Promoting interactions between a diverse student body is one of the biggest issues universities face when it comes to diversity because students come ill-equipped to engage in these discussions, a leading scholar on race and ethnicity told a TCU audience Tuesday night.
Dr. Albert Camarillo, the founding director of the Center for Comparative Studies in Race and Ethnicity at Stanford from 1996 until 2002, was the keynote speaker for the debut of the Comparative Race and Ethnic Studies (CRES) Program.
“We still are segregated residentially for the most part, so when you pour people from diverse backgrounds onto a college campus, they don’t have these skills,” he said.
Camarillo is recognized as a founding scholar in Mexican-American history and Chicano studies. His lecture, “Why Diversity Matters: Farther to Go,” contextualized the history of diversity and defined it as a celebration of diversity in a democratic society.
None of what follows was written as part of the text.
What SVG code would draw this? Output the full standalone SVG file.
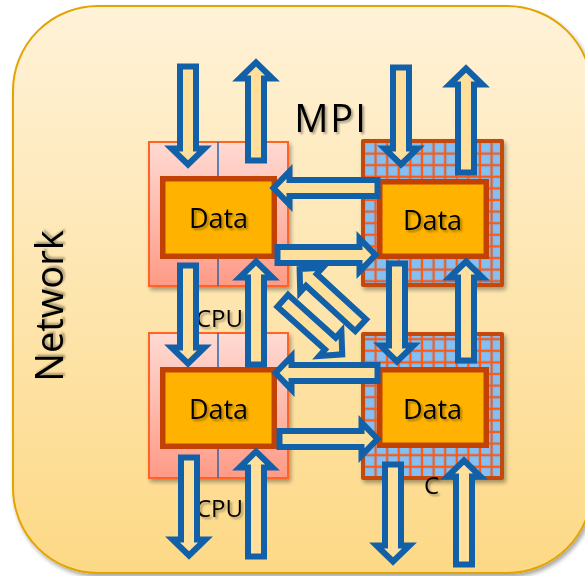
<svg xmlns="http://www.w3.org/2000/svg" width="585" height="576" viewBox="0 0 585 576">
  <defs>
    <linearGradient id="bgGrad" x1="0" y1="0" x2="0" y2="1">
      <stop offset="0" stop-color="#FFF2D8"/>
      <stop offset="1" stop-color="#FDD986"/>
    </linearGradient>
    <linearGradient id="cpuGrad" x1="0" y1="0" x2="0" y2="1">
      <stop offset="0" stop-color="#FFDAD3"/>
      <stop offset="1" stop-color="#FF9A86"/>
    </linearGradient>
    <pattern id="grid" patternUnits="userSpaceOnUse" x="365" y="143" width="11.6" height="11.6">
      <rect width="11.6" height="11.6" fill="#7AB7EE"/>
      <rect x="1" y="1" width="8" height="8" fill="#86C0F3"/>
      <rect x="9.5" y="0" width="2.1" height="11.6" fill="#FF5A14"/>
      <rect x="0" y="9.5" width="11.6" height="2.1" fill="#FF5A14"/>
    </pattern>
    <filter id="shadow" x="-10%" y="-10%" width="130%" height="130%">
      <feGaussianBlur in="SourceAlpha" stdDeviation="2"/>
      <feOffset dx="2" dy="3" result="b"/>
      <feComponentTransfer><feFuncA type="linear" slope="0.35"/></feComponentTransfer>
      <feMerge><feMergeNode/><feMergeNode in="SourceGraphic"/></feMerge>
    </filter>
    <filter id="lineShadow" x="-20%" y="-200%" width="140%" height="500%">
      <feGaussianBlur in="SourceAlpha" stdDeviation="2"/>
      <feOffset dx="2" dy="3"/>
      <feComponentTransfer><feFuncA type="linear" slope="0.35"/></feComponentTransfer>
      <feMerge><feMergeNode/><feMergeNode in="SourceGraphic"/></feMerge>
    </filter>
    <filter id="textShadow" x="-10%" y="-20%" width="130%" height="150%">
      <feGaussianBlur in="SourceAlpha" stdDeviation="1"/>
      <feOffset dx="1.5" dy="1.5"/>
      <feComponentTransfer><feFuncA type="linear" slope="0.35"/></feComponentTransfer>
      <feMerge><feMergeNode/><feMergeNode in="SourceGraphic"/></feMerge>
    </filter>
    <marker id="vee" markerUnits="userSpaceOnUse" markerWidth="40" markerHeight="40" viewBox="-25 -20 40 40" refX="0" refY="0" orient="auto" overflow="visible">
      <path d="M-16,-10 L0,0 L-16,10" fill="none" stroke="#1261A8" stroke-width="5" stroke-linecap="round" stroke-linejoin="miter"/>
    </marker>
    <style>
      text { font-family: "Open Sans", "Liberation Sans", sans-serif; fill: #000; filter: url(#textShadow); }
      .big { font-size: 38px; }
      .data { font-size: 27px; text-anchor: middle; }
      .cpu { font-size: 24px; }
      .cpuBlock { fill: url(#cpuGrad); stroke: #FF6426; stroke-width: 2; filter: url(#shadow); }
      .divider { stroke: #2A66AE; stroke-width: 1.5; }
      .accFrame { fill: #C4480C; filter: url(#shadow); }
      .accGrid { fill: url(#grid); }
      .dataBox { fill: #FFB300; stroke: #C24206; stroke-width: 5.5; }
      .blk { fill: #FEE09C; stroke: #1261A8; stroke-width: 6; stroke-linejoin: miter; }
      .wire { fill: none; stroke: #1261A8; stroke-width: 5; filter: url(#lineShadow); }
    </style>
  </defs>

  <!-- outer network panel -->
  <rect x="13" y="6" width="579" height="567" rx="85" ry="85" fill="url(#bgGrad)" stroke="#E3A400" stroke-width="2" filter="url(#shadow)"/>

  <text class="big" text-anchor="middle" transform="translate(63,306) rotate(-90)">Network</text>
  <text class="big" x="331" y="132" text-anchor="middle" letter-spacing="2">MPI</text>

  <!-- upper CPU node -->
  <g id="cpu-top">
    <rect class="cpuBlock" x="149" y="142" width="139" height="144"/>
    <line class="divider" x1="218" y1="142" x2="218" y2="286"/>
    <rect class="dataBox" x="162.75" y="178.75" width="111.5" height="77.5"/>
    <text class="data" x="218.5" y="228">Data</text>
    <text class="cpu" x="196" y="327">CPU</text>
  </g>

  <!-- lower CPU node -->
  <g id="cpu-bottom">
    <rect class="cpuBlock" x="149" y="333" width="139" height="145"/>
    <line class="divider" x1="218" y1="333" x2="218" y2="478"/>
    <rect class="dataBox" x="162.75" y="369.75" width="111.5" height="76.5"/>
    <text class="data" x="218.5" y="419">Data</text>
    <text class="cpu" x="196" y="517">CPU</text>
  </g>

  <!-- upper accelerator node -->
  <g id="acc-top">
    <rect class="accFrame" x="361" y="139" width="143" height="148" rx="2"/>
    <rect class="accGrid" x="365" y="143" width="135" height="140"/>
    <rect class="dataBox" x="379.75" y="181.75" width="106.5" height="74.5"/>
    <text class="data" x="432.5" y="230">Data</text>
  </g>

  <!-- lower accelerator node -->
  <g id="acc-bottom">
    <rect class="accFrame" x="361" y="332" width="143" height="148" rx="2"/>
    <rect class="accGrid" x="365" y="336" width="135" height="140"/>
    <rect class="dataBox" x="379.75" y="369.75" width="106.5" height="75.5"/>
    <text class="data" x="432.5" y="419">Data</text>
    <text class="cpu" x="424" y="494">C</text>
  </g>

  <!-- connectors -->
  <g id="connectors">
    <!-- network links -->
    <path class="wire" d="M160,212 H87" marker-end="url(#vee)"/>
    <path class="wire" d="M160,404 H87" marker-end="url(#vee)"/>
    <path class="wire" d="M277,213 H353"/>
    <path class="wire" d="M277,406 H353"/>

    <!-- MPI block arrows, top row -->
    <path class="blk" d="M180,66.5 H196 V148.5 H204.5 L188,164.5 L171.5,148.5 H180 Z"/>
    <path class="blk" d="M248,160.5 H264 V78.5 H272.5 L256,62.5 L239.5,78.5 H248 Z"/>
    <path class="blk" d="M393,67.5 H409 V148.5 H417.5 L401,164.5 L384.5,148.5 H393 Z"/>
    <path class="blk" d="M458,172.5 H474 V84.5 H482.5 L466,68.5 L449.5,84.5 H458 Z"/>

    <!-- between upper nodes -->
    <path class="blk" d="M377.5,180 V196 H289.5 V204.5 L273.5,188 L289.5,171.5 V180 Z"/>
    <path class="blk" d="M277.5,247 V263 H359.5 V271.5 L375.5,255 L359.5,238.5 V247 Z"/>

    <!-- vertical links between rows -->
    <path class="blk" d="M180,265.5 H196 V347.5 H204.5 L188,363.5 L171.5,347.5 H180 Z"/>
    <path class="blk" d="M248,364.5 H264 V277.5 H272.5 L256,261.5 L239.5,277.5 H248 Z"/>
    <path class="blk" d="M389,263.5 H405 V345.5 H413.5 L397,361.5 L380.5,345.5 H389 Z"/>
    <path class="blk" d="M458,360.5 H474 V277.5 H482.5 L466,261.5 L449.5,277.5 H458 Z"/>

    <!-- diagonal links -->
    <path class="blk" transform="translate(360.7,325.2) rotate(222.6)" d="M0,-8 H67 V-16.5 L83,0 L67,16.5 V8 H0 Z"/>
    <path class="blk" transform="translate(282.8,300.8) rotate(42)" d="M0,-8 H64 V-16.5 L80,0 L64,16.5 V8 H0 Z"/>

    <!-- between lower nodes -->
    <path class="blk" d="M377.5,365 V381 H291.5 V389.5 L275.5,373 L291.5,356.5 V365 Z"/>
    <path class="blk" d="M279.5,431 V447 H361.5 V455.5 L377.5,439 L361.5,422.5 V431 Z"/>

    <!-- bottom row -->
    <path class="blk" d="M181,457.5 H197 V539.5 H205.5 L189,555.5 L172.5,539.5 H181 Z"/>
    <path class="blk" d="M248,556.5 H264 V467.5 H272.5 L256,451.5 L239.5,467.5 H248 Z"/>
    <path class="blk" d="M385,464.5 H401 V545.5 H409.5 L393,561.5 L376.5,545.5 H385 Z"/>
    <path class="blk" d="M456,564.5 H472 V476.5 H480.5 L464,460.5 L447.5,476.5 H456 Z"/>
  </g>
</svg>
“We’ll be better Americans for [being functionally diverse], we’ll be a better society for it…” Camarillo said. “Maybe there will be less division in America, maybe we’ll get closer to being that society that has greater unity.”
His campus visit, which included classroom conversation and a lunch with faculty, was hosted by CRES along with support from the Addran College of Liberal Arts, John V. Roach Honors College, Center for Public Education and Women & Gender Studies.
CRES will offer a major, minor or emphasis in comparative race and ethnic studies come fall.
Assistant Professor of History and CRES board member Max Krochmal and Associate Professor of Religion and Ethics Melanie Harris met Camarillo when they visited California to explore curriculums for a CRES program.
Camarillo said the center at Stanford was started after student protests sparked interest in ethnic studies at the same time faculty were discussing comparative ethnic studies programs.
Similarly, student interest in more classes focused on subjects related to race and culture prompted Krochmal to look into CRES curriculums for TCU’s campus.
He said Camarillo was invited with the hope that he would bring a fresh viewpoint to campus.
“I’m excited that [the lecture] presents an alternate perspective from what is more often presented on our campus,” Krochmal said.
Sophomore communication studies and theatre major Brandy Tutein said she enjoyed the lecture because it was a unique presentation on the topic.
“I’ve heard a lot about diversity before and I thought it was going to be a lot of the same rhetoric I’ve heard over and over again… but I learned a lot more than I expected to,” Tutein said.
Programs like CRES are implemented in hopes of starting difficult discussions like those Camarillo repeatedly urged students to engage in.
Chief Inclusion Officer Darron Turner said lectures should not be seen as the sole answer to creating an inclusive campus, but they are a catalyst for these uncomfortable conversations.
“We have to be careful we don’t see lectures as the answer,” Turner said. “I think it is one of the solutions in terms of getting people to have a conversation with each other.”
Turner said tackling these tough discussions was one of the biggest obstacles TCU still faces in terms of diversity and inclusion.
“We’re a friendly campus but… we need to challenge uncomfortable conversations in ways which are going to make us grow, uncomfortable at first, but grow all the same,” Turner said.
Minority students make up 28.1 percent of TCU’s undergraduate population.
Camarillo ended the lecture by addressing undergraduates specifically. He challenged the students to go out and gain the tools, such as CRES courses, “to construct a better functional diverse society.”
“Undergraduates, it is up to you, it is in your hands,” he said. “You are the leaders of the next generation. Where this society goes, you will take it.”